Goaltending alone can’t win games, however. Ask the very same Ducks who’ve been outshot at the same frequency. As good as John Gibson has been in Anaheim — and he’s been excellent, to be sure, with a .933 SP through 13 games — the Ducks can’t seem to string wins together. The difference between Ducks and Islanders, however, is that New York is having unparalleled shooting success. At 11 percent at 5-on-5, the Islanders have the league’s top shooting percentage. At all strengths, the number rises to 12.1 percent, which is third-best in the NHL. And that’s been evident in the way several players are finding twine. There are 11 lineup regulars in New York with a shooting percentage above 12 percent, the most in the NHL.

That the Islanders have had this much good fortune on both sides of the puck, though, should be cause for some concern. The ebb and flow nature of an NHL campaign generally means that favorable percentages now will give way to unfavorable percentages at some point down the line.
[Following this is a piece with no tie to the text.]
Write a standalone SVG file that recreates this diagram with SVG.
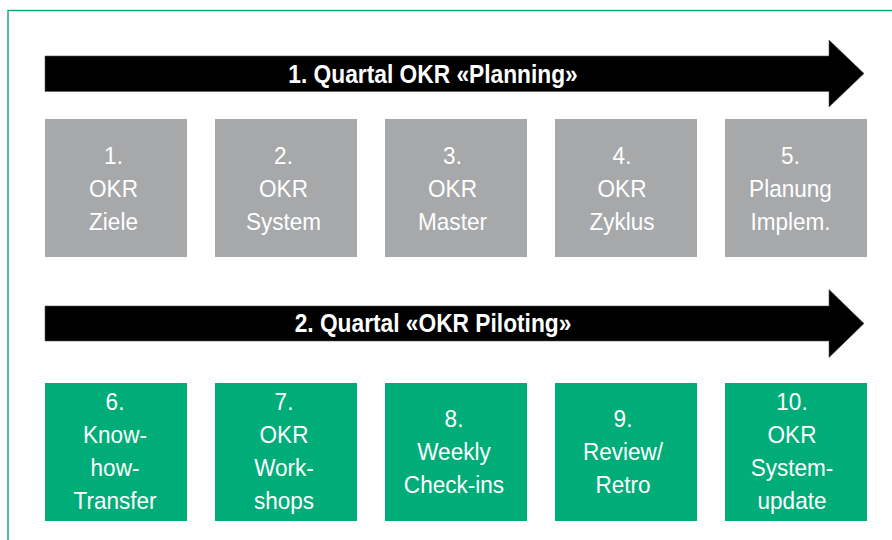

For a team to maintain a PDO, a measure of combined shooting and save percentage, of 105.1 is tremendously unlikely. In the past 10 82-game campaigns, no team has maintained a PDO higher the 2009-10 Washington Capitals’ 103.3 mark. The vast majority of teams, however, fall back into the 100-range.

So, while teams with poor underlying numbers have been able to maintain high PDOs — hello, 2013-14 Colorado Avalanche — it’s a rarity, at best. And if history is any indicator, New York should enjoy their time atop the Metropolitan, because it doesn’t appear it’s built to last.